In staying where I am is to be stagnant, lukewarm, or to coast which leads to death. In my case, spiritual death. Option 2 is not any better. I can choose to turn around and go back to where I came from. To do that would be just like what the Israelites thought would be better, to go back to slavery, sin, and my old life of death. Or I could choose the third option which is what the Israelites failed to see. I could choose to keep going. I could choose to keep going until I reach the other side of the sea. I could walk through where the Lord has made a way. I could chose to keep pushing through the hard season(s) and to trust God. I could choose to walk over to the side of more victory, more freedom, and more growth. 

 

In this season of feeling homesickness amongst other hard feelings, I have these three options. As much as it would almost be easier to sit, coast, or turn back around, I know the Lord has something more. I know to keep going is the better option. I see where the Lord has been there for me in the past, so why wouldn’t He be now? He continues to remind me of His past faithfulness. I pray that my trust in Him would deepen as I go through these last couple of months of the race (& life) in order to get to the other side of that sea.

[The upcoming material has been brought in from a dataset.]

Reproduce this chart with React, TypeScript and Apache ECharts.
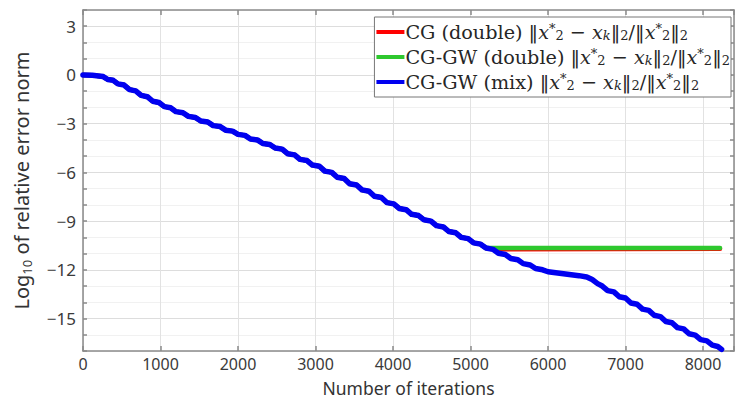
import React, { useEffect, useRef } from "react";
import * as echarts from "echarts";

// ---- data ----
const iterMix = [
  0, 120, 200, 260, 320, 390, 450, 530, 600, 680, 750, 830, 900, 980, 1050, 1130,
  1200, 1290, 1360, 1450, 1520, 1610, 1680, 1770, 1840, 1930, 2000, 2090, 2160, 2250,
  2320, 2410, 2480, 2570, 2640, 2730, 2800, 2890, 2960, 3050, 3120, 3210, 3280, 3370,
  3440, 3530, 3600, 3690, 3760, 3850, 3920, 4010, 4080, 4170, 4240, 4330, 4400, 4490,
  4560, 4650, 4720, 4810, 4880, 4970, 5040, 5130, 5200, 5290, 5360, 5450, 5520, 5610,
  5680, 5770, 5840, 5930, 6000, 6100, 6200, 6300, 6400, 6500, 6570, 6640, 6700, 6770,
  6850, 6920, 7000, 7070, 7150, 7220, 7300, 7370, 7450, 7520, 7600, 7670, 7750, 7820,
  7900, 7970, 8050, 8120, 8190, 8240,
];
const errMix = [
  0.0, -0.02, -0.06, -0.1, -0.28, -0.33, -0.55, -0.62, -0.9, -0.98, -1.26, -1.34, -1.62, -1.7, -1.95, -2.02,
  -2.26, -2.33, -2.55, -2.62, -2.84, -2.9, -3.12, -3.18, -3.4, -3.46, -3.66, -3.72, -3.94, -4.0,
  -4.22, -4.28, -4.5, -4.57, -4.85, -4.92, -5.2, -5.27, -5.55, -5.62, -5.92, -6.0, -6.3, -6.38,
  -6.7, -6.78, -7.08, -7.16, -7.47, -7.55, -7.86, -7.94, -8.22, -8.3, -8.58, -8.66, -8.92, -9.0,
  -9.28, -9.36, -9.64, -9.72, -10.0, -10.08, -10.34, -10.42, -10.66, -10.74, -10.98, -11.06, -11.3, -11.38,
  -11.62, -11.7, -11.92, -12.0, -12.12, -12.18, -12.24, -12.3, -12.36, -12.44, -12.6, -12.85, -13.0, -13.28,
  -13.36, -13.66, -13.74, -14.04, -14.12, -14.42, -14.5, -14.8, -14.88, -15.18, -15.26, -15.56, -15.64, -15.94,
  -16.02, -16.3, -16.38, -16.64, -16.72, -16.9,
];
// the double-precision runs follow the mixed run until they stagnate
const stagnationIter = 5290;
const lastIterDouble = 8220;
const cgDoubleFloor = -10.71;
const cgGwDoubleFloor = -10.66;

const seriesNames = ["CG (double)", "CG-GW (double)", "CG-GW (mix)"];
const seriesColors = ["#ff0000", "#2ec82e", "#0000f0"];
const xTicks = [0, 1000, 2000, 3000, 4000, 5000, 6000, 7000, 8000];
const yTicks = [3, 0, -3, -6, -9, -12, -15];

const mixData = iterMix.map((x, i) => [x, errMix[i]]);
const prefix = mixData.filter((p) => p[0] <= stagnationIter);
const cgDoubleData = [...prefix, [lastIterDouble, cgDoubleFloor]];
const cgGwDoubleData = [...prefix.slice(0, -1), [stagnationIter, cgGwDoubleFloor], [lastIterDouble, cgGwDoubleFloor]];

const SERIF = "'DejaVu Serif', 'Liberation Serif', serif";
const SANS = "'Noto Sans', 'DejaVu Sans', sans-serif";
const mathTail =
  "{n|‖}{i|x}{sp|*}{sb|2}{n| − }{i|x}{sbi|k}{n|‖}{sb|2}{n|/‖}{i|x}{sp|*}{sb|2}{n|‖}{sb|2}";

function fmtMinus(v: number) {
  return v < 0 ? "−" + Math.abs(v) : String(v);
}

export default function App() {
  const ref = useRef<HTMLDivElement>(null);
  useEffect(() => {
    const chart = echarts.init(ref.current!, undefined, { renderer: "svg" });
    const axisLineStyle = { color: "#8a8a8a", width: 1.5 };
    const gridColors = ["#f1f1f1", "#f1f1f1", "#dddddd"];
    const TXT = "#262626";
    const LFS = 19.2;
    const SFS = 13;
    chart.setOption({
      animation: false,
      backgroundColor: "#ffffff",
      grid: {
        left: 83,
        right: 1,
        top: 10,
        bottom: 50,
        containLabel: false,
        outerBoundsMode: "none",
      },
      legend: {
        data: seriesNames,
        orient: "vertical",
        right: 4,
        top: 17,
        icon: "rect",
        itemWidth: 28,
        itemHeight: 4,
        itemGap: 5,
        padding: [5, 1, 5, 2],
        backgroundColor: "#ffffff",
        borderColor: "#777777",
        borderWidth: 1,
        borderRadius: 0,
        formatter: (name: string) => `{n|${name} }` + mathTail,
        textStyle: {
          fontFamily: SERIF,
          fontSize: LFS,
          color: TXT,
          padding: [0, 0, 0, -4],
          rich: {
            n: { fontFamily: SERIF, fontSize: LFS, color: TXT },
            i: { fontFamily: SERIF, fontSize: LFS, fontStyle: "italic", color: TXT },
            sb: { fontFamily: SERIF, fontSize: SFS, color: TXT, padding: [7, 0, 0, 0] },
            sbi: { fontFamily: SERIF, fontSize: SFS, fontStyle: "italic", color: TXT, padding: [7, 0, 0, 0] },
            sp: { fontFamily: SERIF, fontSize: SFS, color: TXT, padding: [0, 0, 7, 0] },
          },
        },
      },
      xAxis: [
        {
          type: "value",
          min: 0,
          max: 8400,
          interval: 1000,
          position: "bottom",
          name: "Number of iterations",
          nameLocation: "middle",
          nameGap: 28,
          nameMoveOverlap: false,
          nameTextStyle: { fontFamily: SANS, fontSize: 17.5, lineHeight: 18, color: "#333333" },
          axisLine: { show: true, onZero: false, lineStyle: axisLineStyle },
          axisTick: { show: true, inside: true, length: 5, lineStyle: axisLineStyle },
          axisLabel: {
            margin: 5,
            fontFamily: SANS,
            fontSize: 16,
            color: "#3a3a3a",
            formatter: (v: number) => (xTicks.includes(v) ? String(v) : ""),
          },
          splitLine: { show: true, lineStyle: { color: "#e2e2e2", width: 1 } },
        },
        {
          type: "value",
          min: 0,
          max: 8400,
          interval: 1000,
          position: "top",
          axisLine: { show: true, onZero: false, lineStyle: axisLineStyle },
          axisTick: { show: true, inside: true, length: 5, lineStyle: axisLineStyle },
          axisLabel: { show: false },
          splitLine: { show: false },
        },
      ],
      yAxis: [
        {
          type: "value",
          min: -17,
          max: 4,
          interval: 1,
          position: "left",
          name: "{n|Log}{sb|10}{n| of relative error norm}",
          nameLocation: "middle",
          nameRotate: 90,
          nameGap: 50,
          nameMoveOverlap: false,
          nameTextStyle: {
            fontFamily: SANS,
            fontSize: 20,
            color: "#333333",
            rich: {
              n: { fontFamily: SANS, fontSize: 20, color: "#333333" },
              sb: { fontFamily: SANS, fontSize: 13, color: "#333333", padding: [10, 0, 0, 0] },
            },
          },
          axisLine: { show: true, onZero: false, lineStyle: axisLineStyle },
          axisTick: { show: true, inside: true, length: 4, lineStyle: axisLineStyle },
          axisLabel: {
            margin: 7,
            fontFamily: SANS,
            fontSize: 17,
            color: "#3a3a3a",
            formatter: (v: number) => (yTicks.includes(v) ? fmtMinus(v) : ""),
          },
          splitLine: { show: true, lineStyle: { color: gridColors, width: 1 } },
        },
        {
          type: "value",
          min: -17,
          max: 4,
          interval: 1,
          position: "right",
          axisLine: { show: true, onZero: false, lineStyle: axisLineStyle },
          axisTick: { show: true, inside: true, length: 4, lineStyle: axisLineStyle },
          axisLabel: { show: false },
          splitLine: { show: false },
        },
      ],
      series: [
        {
          name: seriesNames[0],
          type: "line",
          data: cgDoubleData,
          showSymbol: false,
          color: seriesColors[0],
          lineStyle: { width: 4.5, color: seriesColors[0], cap: "round", join: "round" },
        },
        {
          name: seriesNames[1],
          type: "line",
          data: cgGwDoubleData,
          showSymbol: false,
          color: seriesColors[1],
          lineStyle: { width: 4.5, color: seriesColors[1], cap: "round", join: "round" },
        },
        {
          name: seriesNames[2],
          type: "line",
          data: mixData,
          showSymbol: false,
          color: seriesColors[2],
          lineStyle: { width: 5.5, color: seriesColors[2], cap: "round", join: "round" },
        },
      ],
    });
    return () => chart.dispose();
  }, []);
  return (
    <div
      ref={ref}
      style={{ position: "fixed", left: 0, top: 0, width: 735, height: 401, background: "#fff" }}
    />
  );
}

I don’t want to spend the next few months coasting or thinking about living in the fear of what’s to come or what has been. 

 

I believe the next couple of months of what my squad is about to step into is going to be something big. I believe, like it says in Isaiah 43, the Lord IS about to do a new thing. I believe He has been faithful, and I believe He is going to make a way. 

 

I would like to ask you all to partner with me and my teammates in prayer for these next couple of months as we being to see the end of the race approaching. We are getting ready to leave Rwanda very soon and head to Romania. Here we will be working with Hope Church locations to work along side them in refugee ministry for those who are fleeing Ukraine. Afterwards, the plan is to end the race with ministry in Greece before heading back to the states.

 

Please pray for us to stay focused to keep going and to be reminded of the Lord’s faithfulness. Pray for peace that surpasses all understanding and for hearts and minds to continue to love people well even when we don’t have all the answers. Pray for us as a squad to not coast through what’s left of this race but to make the most of every opportunity the Lord presents to us, and to lean in to all He still wants to teach us, heal us from, and for the continual growth in our faith journeys. 

 

Thank you for all the prayers and support from each of you. I have received several messages about how you guys pray for us at home, and I, along with my teams, are so thankful for each and every prayer. We love you guys a lot, and we are very thankful for our support systems back home.